Roasthouse rewards an afternoon of exploring
Story and photos by Jennifer Kaye
I love treasures, and one thing I treasure most is having time to explore the outdoors by hiking, biking, kayaking, sailing and paddle boarding. This time of year, it’s all about hiking, and the reward is almost always coming across a local brewery, winery, distillery or restaurant at the end of a strenuous day.
In February, a treasure popped up on my Facebook feed. It was notification of a five-course beer dinner at the Roasthouse Pub in Frederick. The event featured Idiom Brewing, a new brewery we had visited weeks before.
Maybe it was the “welcome course” that hooked me–tequila ceviche lychee salad, Key lime and serrano vinaigrette, dehydrated strawberries and blueberries–served with Idiom’s “What Gose Around,” Gose, a sour German beer, with key limes, coriander and Himalayan sea salt.
I was lucky to nab the last two tickets and my boyfriend agreed to spend the afternnon outdoors in Frederick before heading to dinner.
Our ritual is to earn our special dinner with a nice hike. I picked Pinecliff Park along the Monocacy River, close to the restaurant. Part of our hiking routine involves hunting for small hidden treasures, called geocaches. Geocaching is an international activity that involves tracking down hidden containers found with the help of navigation tools (my special skill as a ship captain!).

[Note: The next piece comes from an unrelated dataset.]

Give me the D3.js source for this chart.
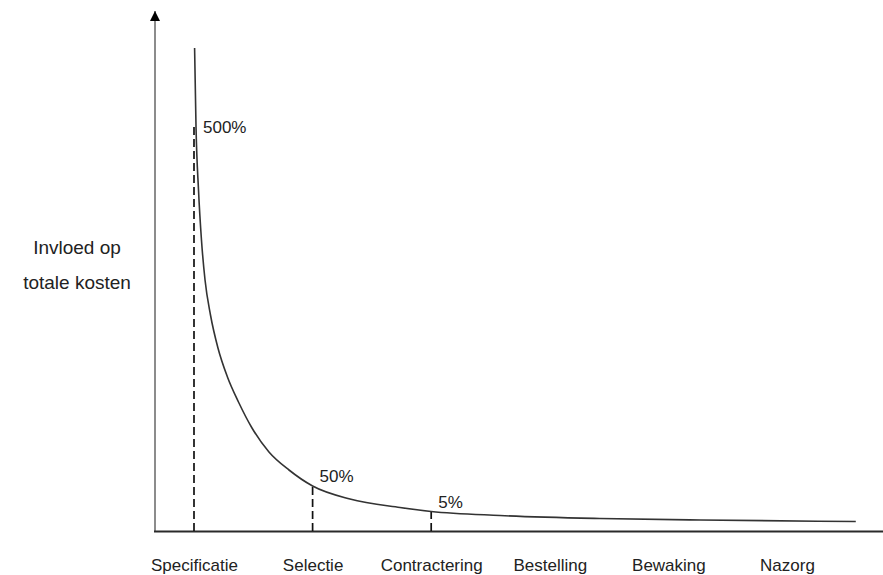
<!DOCTYPE html>
<html>
<head>
<meta charset="utf-8">
<script src="https://cdn.jsdelivr.net/npm/d3@7"></script>
<style>
  html, body { margin: 0; padding: 0; background: #fff; }
  svg { display: block; }
  text { font-family: "Liberation Sans", Arial, sans-serif; fill: #222; }
</style>
</head>
<body>
<svg id="chart" width="883" height="575"></svg>
<script>
// ---- data ----
const categories = ["Specificatie", "Selectie", "Contractering", "Bestelling", "Bewaking", "Nazorg"];
// curve: phase position (0 = Specificatie ... 5 = Nazorg) and influence on total cost (arbitrary units)
const curveX = [0.005, 0.017, 0.038, 0.063, 0.093, 0.139, 0.202, 0.282, 0.375, 0.489, 0.632, 0.801, 1.0, 1.315, 1.737, 2.0, 2.58, 3.42, 4.27, 5.58];
const curveY = [96.6, 80.8, 68.2, 58.2, 50.2, 43.2, 36.6, 30.8, 25.8, 20.6, 15.8, 12.2, 9.0, 6.4, 4.7, 3.9, 3.1, 2.5, 2.2, 1.9];
// marked phases with their labels and level
const markerPhase = [0, 1, 2];
const markerLevel = [80.8, 9.0, 3.9];
const markerLabel = ["500%", "50%", "5%"];
const yTitle = ["Invloed op", "totale kosten"];

// ---- scales ----
const svg = d3.select("#chart");
const x = d3.scaleLinear().domain([0, 5]).range([194, 787]);
const xCat = d3.scalePoint().domain(categories).range([194, 787]);
const y = d3.scaleLinear().domain([0, 104]).range([531, 11]);

// arrow marker
svg.append("defs").append("marker")
  .attr("id", "arrow").attr("viewBox", "0 0 10 10")
  .attr("refX", 10).attr("refY", 5)
  .attr("markerWidth", 11).attr("markerHeight", 10)
  .attr("markerUnits", "userSpaceOnUse")
  .attr("orient", "auto")
  .append("path").attr("d", "M0,0 L10,5 L0,10 Z").attr("fill", "#000");

// y axis (line with arrow)
svg.append("line")
  .attr("x1", 155).attr("x2", 155)
  .attr("y1", y(0)).attr("y2", y(104))
  .attr("stroke", "#8c8c8c").attr("stroke-width", 2)
  .attr("marker-end", "url(#arrow)");

// x axis line
svg.append("line")
  .attr("x1", 154).attr("x2", 883)
  .attr("y1", y(0) + 0.5).attr("y2", y(0) + 0.5)
  .attr("stroke", "#2a2a2a").attr("stroke-width", 2);

// dashed drop lines
svg.selectAll("line.drop").data(markerPhase).join("line")
  .attr("class", "drop")
  .attr("x1", d => x(d)).attr("x2", d => x(d))
  .attr("y1", y(0)).attr("y2", (d, i) => y(markerLevel[i]))
  .attr("stroke", "#111").attr("stroke-width", 1.7)
  .attr("stroke-dasharray", "8,4");

// curve
const pts = curveX.map((v, i) => [v, curveY[i]]);
svg.append("path")
  .datum(pts)
  .attr("fill", "none")
  .attr("stroke", "#333")
  .attr("stroke-width", 1.6)
  .attr("d", d3.line().x(d => x(d[0])).y(d => y(d[1])).curve(d3.curveMonotoneX));

// percentage labels
svg.selectAll("text.pct").data(markerLabel).join("text")
  .attr("class", "pct")
  .attr("x", (d, i) => x(markerPhase[i]) + (i === 0 ? 9 : 7))
  .attr("y", (d, i) => y(markerLevel[i]) + (i === 0 ? 6 : -4))
  .attr("font-size", 17)
  .text(d => d);

// category axis
const gx = svg.append("g")
  .attr("transform", `translate(0,${y(0)})`)
  .call(d3.axisBottom(xCat).tickSize(0).tickPadding(28));
gx.select(".domain").remove();
gx.selectAll("text")
  .attr("font-family", "Liberation Sans, Arial, sans-serif")
  .attr("font-size", 17)
  .attr("fill", "#222");

// y title
svg.append("g").selectAll("text").data(yTitle).join("text")
  .attr("x", 77)
  .attr("y", (d, i) => 254 + i * 35)
  .attr("text-anchor", "middle")
  .attr("font-size", 19)
  .text(d => d);
</script>
</body>
</html>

There’s usually a logbook so you can record your success, and sometimes trinkets to swap. Many geocaches are placed by someone who wants to share a favorite location.
Pinecliff offered five geocaches. A nice, albeit muddy, walk through the woods brought us to four of the five. Some treasures were cached near the river, revealing how high the water had risen with the recent rains.
After the hike, we cleaned our boots and made our way to the restaurant. As we pulled up, I looked at Rich, my boyfriend, and said, “Glad we didn’t get all dressed up.” The 60-seat Roasthouse Pub on Urbana Pike is a rustic diner with bar stools, booths and tables. Two large monitors show the craft beers, many of them local, on 20 taps. While craft beer is the restaurant’s niche, their food is really the specialty.
The menu for this Idiom Beer Dinner read like a “Top Chef” episode with foams, dehydrated powders, and culinary words like cremeux and gastrique–and the dishes lived up to their fancy descriptions. The food that chef and owner Niko Negas put on the plate was amazingly beautiful, delicious and paired perfectly with the different beers. One of the servers even made a playlist of songs to accompany each course. For example, “Tequila” by the Ventures, blared during the tequila ceviche course.
Roasthouse Pub’s beer dinner was a work of art and a definitely the crowning treasure of our day.
See the blow-by-blow description of the courses below.
Chilled Wagyu beef and beet fettuccini hickory ash goat chesse stroganoff, ginger honey crisp gastrique, okra tarragon caviar, potato chip salt. Served with Golden Opportunity Imperial Amber.
Roasted vegetable gumbo, andouille, cornbread granola, habanero Jell-O. Served with Of Two Minds Double IPA.
Pan-roasted lavender butter-rubbed squab, pate and wine pickled pear stuffing, bacon ganache filled shitake and Dijon muffin, Thai curried rutabaga icing, roasted pistachios. Served with Phrased #3 New England IPA.
Dessert: Banana, oreo and coconut Napoleon cremeux, red velvet pound cake crostini, toasted hazelnut meringue. Served with In a Nutshell Porter with Coconut.